Not to mention the fact that ATL
gates aren't designed to handle any size airplane. Certain gates were designed to handle certain airplanes. For instance, there are a few gates at the north ends of A and B concourse that can only handle narrowbodies and one in particular that can only accomodate a 737. There are others, such as most on T concourse, that are able to handle 764's better than anywhere else, due to the wingspan. So the folks in the towers have to take all of these things into consideration before deciding if a gate can be assisgned to a new flight. In addition to that, you have to make sure you will have a crew able to work that flight.
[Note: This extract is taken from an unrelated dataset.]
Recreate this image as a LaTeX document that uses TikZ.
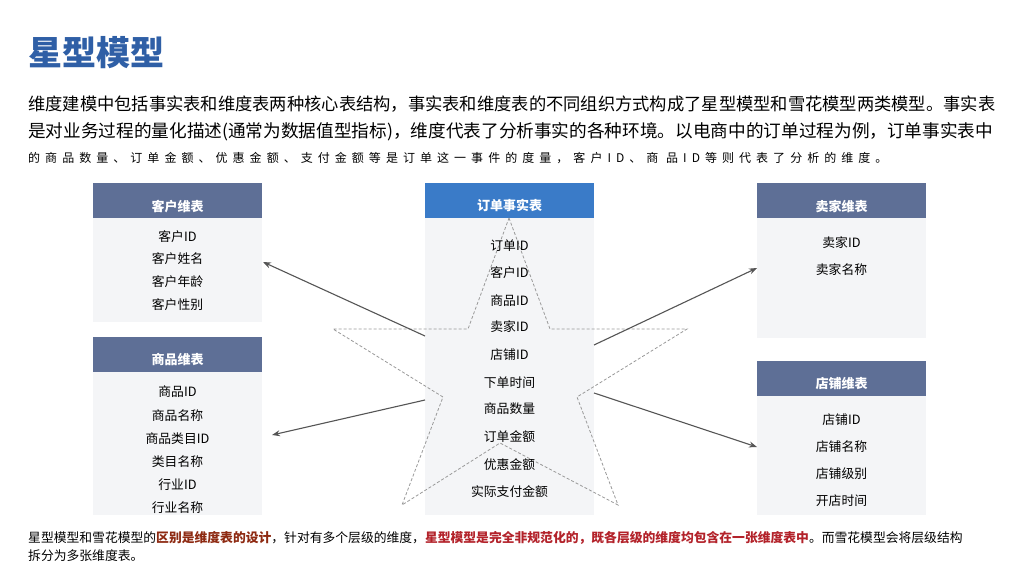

Is there a ramp crew to park this plane now arriving at B15? Is there a free gate agent to meet it? Is the plane able to fit into that gate without causing any confictions with the airplanes next door? On top of all of that, you have to make sure all of this is communicated with the ramp crews in order to ensure the proper transfer of bags already being set up at the previous gate. If the Ramp Tower guy is nice, he will give the rampers as much of a break as he can. For instance, you don't bring a plane in at E-16 right after flight 299 to BOG
has left. Thats just not cool. These rampers just busted their butts loading these 300 80 lb. bags(no kidding) onto this 757, which hopefully had a moving carpet inside. They need a break. I remember an instance like that once, where the ramp tower quickly scheduled a plane into that gate right after the BOG
flight left. The supervisor's told that crew to take a break and had another gate crew cover the inbound before heading upstairs to have a little chat with the ramp tower folks.
In the insane world of irregular ops at the Worldport, there is some bit of sanity left and some thought put into the operation. I never said there was a lot of thought put into the operation, but there is some. LOL
I don't have a microwave, but I do have a clock that occasionally cooks shit.